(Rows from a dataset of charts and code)

- - - -

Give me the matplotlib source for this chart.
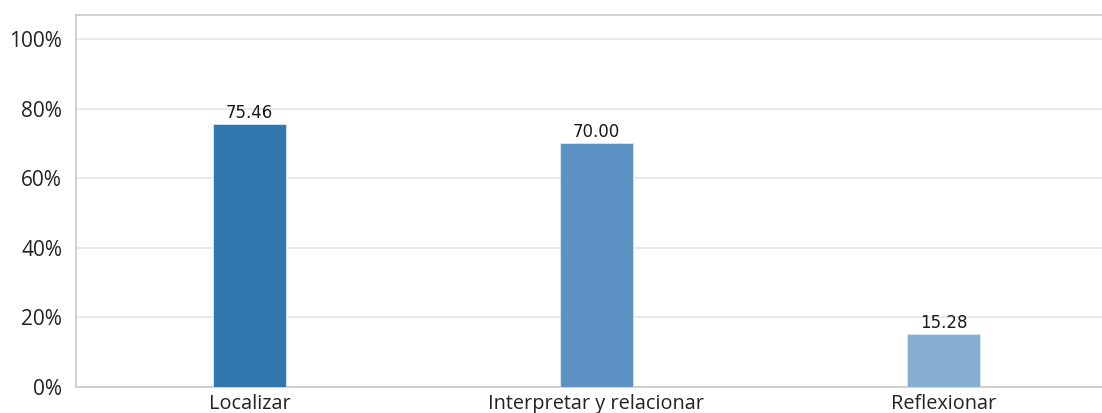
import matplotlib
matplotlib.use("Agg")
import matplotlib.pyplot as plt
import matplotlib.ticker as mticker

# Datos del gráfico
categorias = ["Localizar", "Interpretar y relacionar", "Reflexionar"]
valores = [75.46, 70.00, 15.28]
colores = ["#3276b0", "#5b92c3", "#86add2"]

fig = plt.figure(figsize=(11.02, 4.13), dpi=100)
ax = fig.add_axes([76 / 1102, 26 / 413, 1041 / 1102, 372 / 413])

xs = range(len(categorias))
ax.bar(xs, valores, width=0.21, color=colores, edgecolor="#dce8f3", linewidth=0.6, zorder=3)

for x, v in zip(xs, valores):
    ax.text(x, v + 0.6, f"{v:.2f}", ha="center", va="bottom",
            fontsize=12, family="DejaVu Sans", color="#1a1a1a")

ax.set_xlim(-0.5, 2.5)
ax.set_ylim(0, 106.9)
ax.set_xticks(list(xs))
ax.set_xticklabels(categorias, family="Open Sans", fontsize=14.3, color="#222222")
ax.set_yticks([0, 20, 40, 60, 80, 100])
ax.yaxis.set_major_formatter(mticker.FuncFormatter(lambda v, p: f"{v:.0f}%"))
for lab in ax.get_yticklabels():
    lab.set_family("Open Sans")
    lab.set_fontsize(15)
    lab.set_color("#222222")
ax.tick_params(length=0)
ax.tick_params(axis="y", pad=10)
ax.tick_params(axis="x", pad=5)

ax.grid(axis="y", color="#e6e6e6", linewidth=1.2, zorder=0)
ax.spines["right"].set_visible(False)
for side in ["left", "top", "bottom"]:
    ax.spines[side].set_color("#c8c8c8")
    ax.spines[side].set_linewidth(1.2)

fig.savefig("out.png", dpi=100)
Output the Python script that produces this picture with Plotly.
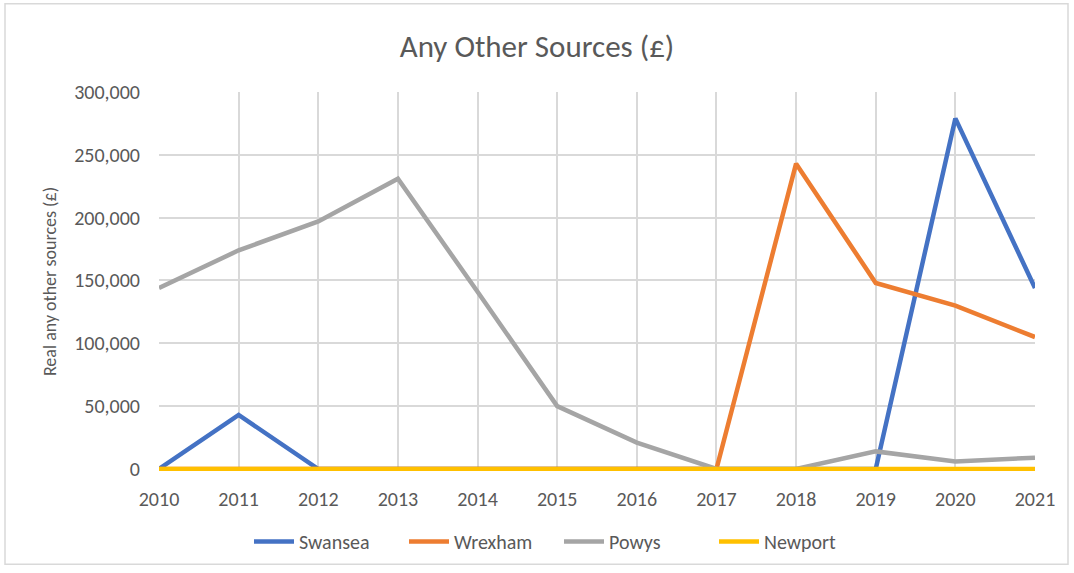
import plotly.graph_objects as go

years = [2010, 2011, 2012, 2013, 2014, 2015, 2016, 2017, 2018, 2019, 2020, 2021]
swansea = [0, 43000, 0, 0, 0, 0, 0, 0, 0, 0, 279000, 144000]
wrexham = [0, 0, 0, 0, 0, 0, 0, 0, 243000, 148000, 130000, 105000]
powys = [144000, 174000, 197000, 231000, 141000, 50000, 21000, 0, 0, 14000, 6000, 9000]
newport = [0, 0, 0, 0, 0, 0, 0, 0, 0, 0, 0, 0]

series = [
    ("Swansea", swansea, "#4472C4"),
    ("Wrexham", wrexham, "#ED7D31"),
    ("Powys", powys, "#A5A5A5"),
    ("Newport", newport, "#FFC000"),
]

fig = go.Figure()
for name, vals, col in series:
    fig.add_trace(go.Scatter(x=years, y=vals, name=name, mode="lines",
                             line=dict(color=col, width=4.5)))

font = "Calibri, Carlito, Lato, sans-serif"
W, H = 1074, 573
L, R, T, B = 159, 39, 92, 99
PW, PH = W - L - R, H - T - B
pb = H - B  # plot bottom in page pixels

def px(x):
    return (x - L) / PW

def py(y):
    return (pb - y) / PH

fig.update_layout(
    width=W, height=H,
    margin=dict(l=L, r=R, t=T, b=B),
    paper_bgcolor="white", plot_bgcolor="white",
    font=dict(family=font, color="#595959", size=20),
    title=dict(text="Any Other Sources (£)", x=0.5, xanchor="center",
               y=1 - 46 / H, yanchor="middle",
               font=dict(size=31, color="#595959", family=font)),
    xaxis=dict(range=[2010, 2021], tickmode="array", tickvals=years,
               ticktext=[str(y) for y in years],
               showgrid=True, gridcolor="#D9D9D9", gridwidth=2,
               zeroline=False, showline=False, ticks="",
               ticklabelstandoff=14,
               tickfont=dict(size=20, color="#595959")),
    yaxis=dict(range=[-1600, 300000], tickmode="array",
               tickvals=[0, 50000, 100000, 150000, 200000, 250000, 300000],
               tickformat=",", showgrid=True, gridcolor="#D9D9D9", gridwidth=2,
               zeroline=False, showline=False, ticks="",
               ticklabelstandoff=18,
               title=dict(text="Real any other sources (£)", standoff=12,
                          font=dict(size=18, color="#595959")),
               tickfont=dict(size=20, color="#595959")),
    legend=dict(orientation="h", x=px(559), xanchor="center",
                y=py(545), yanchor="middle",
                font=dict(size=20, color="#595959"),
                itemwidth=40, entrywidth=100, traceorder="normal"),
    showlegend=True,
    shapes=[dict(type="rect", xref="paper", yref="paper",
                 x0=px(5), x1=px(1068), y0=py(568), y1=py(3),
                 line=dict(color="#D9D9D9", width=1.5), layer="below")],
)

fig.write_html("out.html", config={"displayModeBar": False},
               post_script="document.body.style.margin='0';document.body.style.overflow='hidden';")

- - - -

*Problem details*
Start at the line above containing "Output the Python" and stop at the line containing "import plotly.graph_objects as go": print those lines and everything between them exactly, but not the pictures.

*Exercise result*
Output the Python script that produces this picture with Plotly.
import plotly.graph_objects as go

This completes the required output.